Déconnectés des réalités socio-politiques vécues par les héritiers de l’esclavage, aveuglés par la logique actuelle des rapports de force, ils manquent de prévoyance. Ils ne mesurent pas l’ampleur de la frustration ni la profondeur de la prise de conscience qui nourrissent aujourd’hui l’engagement politique des Haratines.

Dès lors, leur discours — censé mobiliser, structurer, conscientiser, démystifier et projeter — ne peut qu’entrer en dissonance avec le mutisme qu’on tente d’imposer sur un passé jugé honteux, mais dont les logiques continuent d’imprégner insidieusement la Mauritanie contemporaine.

Si ces ethnicistes, dissimulés derrière les étendards nostalgiques du nassérisme et du baasisme, ont cru pouvoir, à travers cette conférence aussi provocatrice qu’arrogante, intimider ou délégitimer l’expression légitime du ras-le-bol des victimes de l’esclavage — expression qu’ils perçoivent comme un crime de lèse-majesté — ils n’ont en réalité réussi qu’à se dévoiler.
Ils ont offert aux Haratines — un nom qu’ils s’acharnent manifestement à vouloir tabouiser — l’occasion de leur rappeler que l’illusion de la pérennité des conformismes néo-esclavagistes est bel et bien révolue, et qu’il est temps, pour tous, de rompre avec les schémas anachroniques d’un ordre injuste.

Qu’ils sachent donc que ce n’est nullement un hasard si les victimes de l’esclavage se revendiquent, à chaque occasion, sous le nom de Haratines. Autrefois perçu comme stigmatisant, ce nom incarne aujourd’hui une identité assumée : symbole de conscience, d’éveil, d’émancipation, d’espérance et d’un idéal de réhabilitation, porté par les militants de la cause haratine.

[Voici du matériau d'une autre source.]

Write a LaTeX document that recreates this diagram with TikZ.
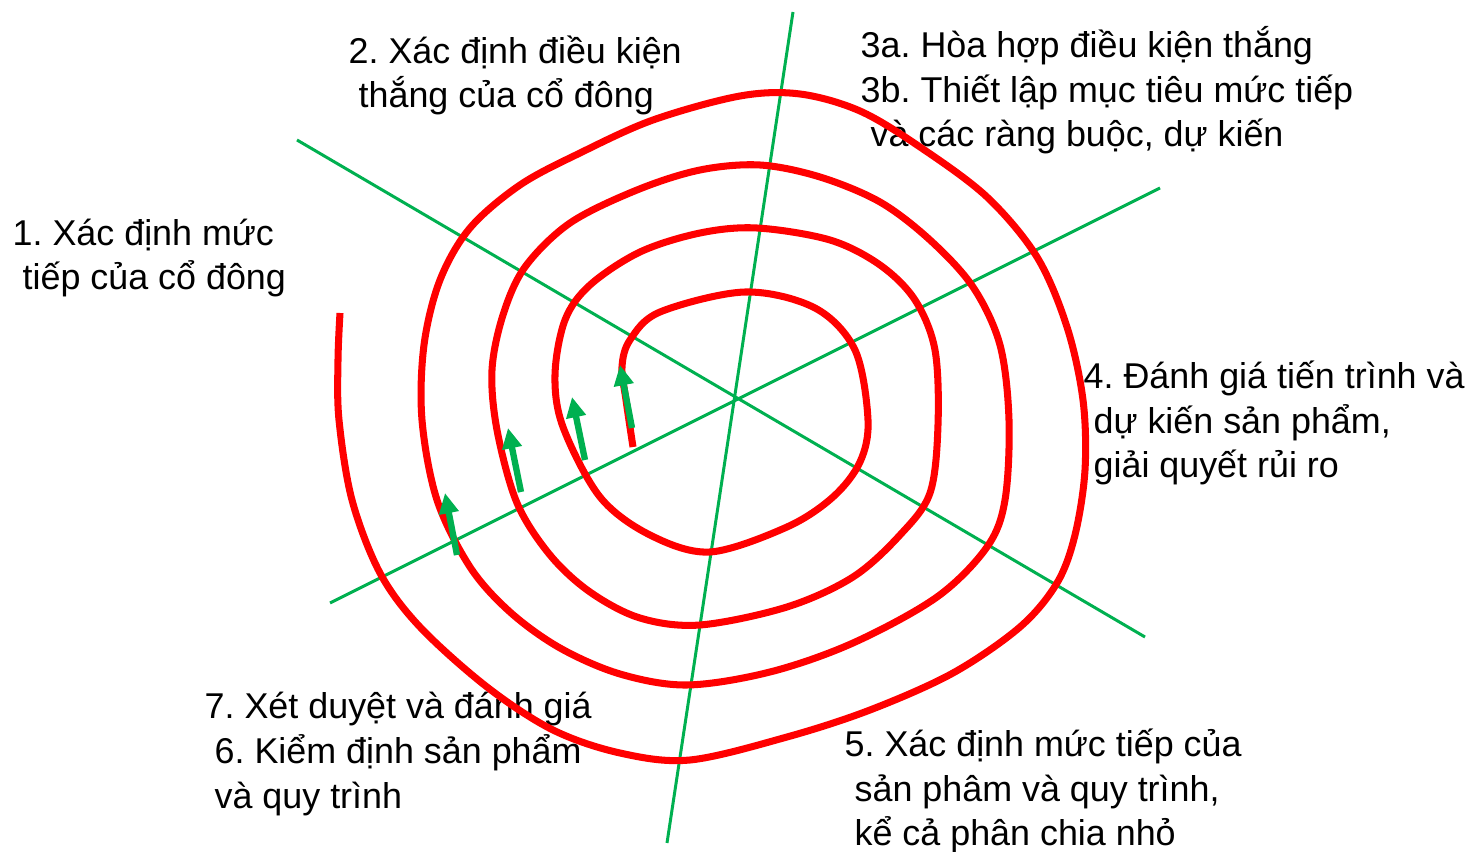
\documentclass[tikz,border=0pt]{standalone}
\usepackage{fontspec}
\setmainfont{Liberation Sans}
\usepackage{tikz}
\usetikzlibrary{arrows.meta}
\definecolor{sred}{RGB}{255,0,0}
\definecolor{sgreen}{RGB}{0,176,80}
\frenchspacing

\begin{document}
\begin{tikzpicture}[x=0.01cm, y=-0.01cm,
        every node/.style={font=\fontsize{10.2}{12.66}\selectfont},
        lbl/.style={anchor=base west, align=left, inner sep=0pt},
        axis/.style={draw=sgreen, line width=0.85pt},
        spiral/.style={draw=sred, line width=2pt},
        garr/.style={draw=sgreen, line width=1.8pt, -{Triangle[width=5.4pt, length=5.8pt]}}]
      \useasboundingbox (0,0) rectangle (1469,852);

      % axes
      \coordinate (a1) at (297,140);  \coordinate (a2) at (1145,637);
      \coordinate (b1) at (793,12);   \coordinate (b2) at (667,843);
      \coordinate (c1) at (330,603);  \coordinate (c2) at (1160,188);
      \draw[axis] (a1) -- (a2);
      \draw[axis] (b1) -- (b2);
      \draw[axis] (c1) -- (c2);

      % labels (base = last line)
      \node[lbl] (lbl1) at (12,290) {1. Xác định mức\\\ tiếp của cổ đông};
      \node[lbl] (lbl2) at (348,108) {2. Xác định điều kiện\\\ thắng của cổ đông};
      \node[lbl] (lbl3) at (860,147) {3a. Hòa hợp điều kiện thắng\\3b. Thiết lập mục tiêu mức tiếp\\\ và các ràng buộc, dự kiến};
      \node[lbl] (lbl4) at (1083,478) {4. Đánh giá tiến trình và\\\ dự kiến sản phẩm,\\\ giải quyết rủi ro};
      \node[lbl] (lbl5) at (844,846) {5. Xác định mức tiếp của\\\ sản phâm và quy trình,\\\ kể cả phân chia nhỏ};
      \node[lbl] (lbl7) at (204,808) {7. Xét duyệt và đánh giá\\\ 6. Kiểm định sản phẩm\\\ và quy trình};

      % spiral
      \draw[spiral] plot[smooth, tension=0.55] coordinates {
        (633,447) (626,400) (622,367) (630,340) (660,312) (745,292) (815,308) (855,350)
        (868,420) (860,462) (833,497) (787,527) (710,552) (650,535) (600,497) (563,427)
        (555,375) (565,320) (590,285) (640,252) (700,233) (757,228) (830,240) (880,265)
        (915,300) (935,350) (938,425) (930,493) (900,535) (853,577) (787,607) (700,625)
        (640,618) (590,592) (550,555) (517,503) (497,430) (492,370) (503,315) (525,267)
        (570,223) (637,190) (700,170) (760,165) (820,177) (880,202) (930,240) (973,287)
        (1000,345) (1009,420) (1005,500) (987,547) (937,597) (853,643) (770,672) (687,685)
        (620,674) (560,648) (510,612) (470,567) (437,500) (422,420) (424,345) (440,280)
        (470,228) (520,185) (580,153) (653,120) (740,96) (800,94) (860,111) (920,147)
        (987,197) (1037,257) (1067,327) (1083,400) (1085,470) (1075,535) (1057,583) (1020,627)
        (953,673) (870,710) (787,737) (690,760) (620,753) (553,730) (487,687) (420,627)
        (380,573) (352,500) (339,420) (338,360) (340,313)};

      % arrows
      \coordinate (t1) at (632,428); \coordinate (h1) at (620,365);
      \coordinate (t2) at (585,460); \coordinate (h2) at (572,397);
      \coordinate (t3) at (521,492); \coordinate (h3) at (508,428);
      \coordinate (t4) at (457,555); \coordinate (h4) at (445,493);
      \draw[garr] (t1) -- (h1);
      \draw[garr] (t2) -- (h2);
      \draw[garr] (t3) -- (h3);
      \draw[garr] (t4) -- (h4);
    \end{tikzpicture}
\end{document}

C’est leur cri du cœur, l’expression de souffrances persistantes, longtemps perçues comme une fatalité ; mais aussi la mémoire vivante d’un esclavage pluriséculaire, abject et injuste. Bien plus qu’une simple caractérisation, la haratinité est devenue un mot d’ordre spontané, né de la nécessité de mobilisation autour d’une infortune historique délaissée par l’État, normalisée par une conscience collective figée et banalisée par une classe politique soumise au diktat d’un conservatisme esclavagiste.

Elle devient ainsi le socle, le repère et le patrimoine d’une résurgence portée par une volonté de réhabilitation, d’un idéal sociétal et national qui structure leur vision, oriente leurs aspirations et façonne leur projet pour la Mauritanie.

Non, lorsque les victimes de l’esclavage revendiquent, protestent et dénoncent sous le sceau de leur haratinité, il ne s’agit nullement de sectarisme. C’est un appel solennel à la conscience des patriotes sincères et des hommes de bien ; une interpellation sur la singularité de leur infortune. C’est un cri de détresse — un SOS — pour la justice, la réparation et la solidarité. Une dénonciation du traitement arbitraire qu’ils subissent de manière spécifique, dans l’indifférence complice de nos stratèges autoproclamés du civisme.

Par ailleurs, il est à la fois aberrant et profondément malhonnête de détourner la dénonciation de l’exclusion et de la marginalisation en une critique du système des quotas, tout en épargnant délibérément ceux qui, sur fond de discrimination, accaparent quasi exclusivement les leviers du pouvoir et la gestion des affaires publiques.

Pour le reste, et pour toujours, les Haratines n’accepteront pas de subir une conception tendacieuse de la Mauritanie consacrant le néo-esclavage systémique, de la même manière que l’interprétation tendencieuse de la Charia Islamique a perpétué la pratique de l’esclavage. La haratinité est désormais une réalité politique à part entière et s’impose par le progrès et la légitimité. Il appartient aux protagonistes de la scène politique nationale, de l’assumer pleinement, avec lucidité, responsabilité et prévoyance.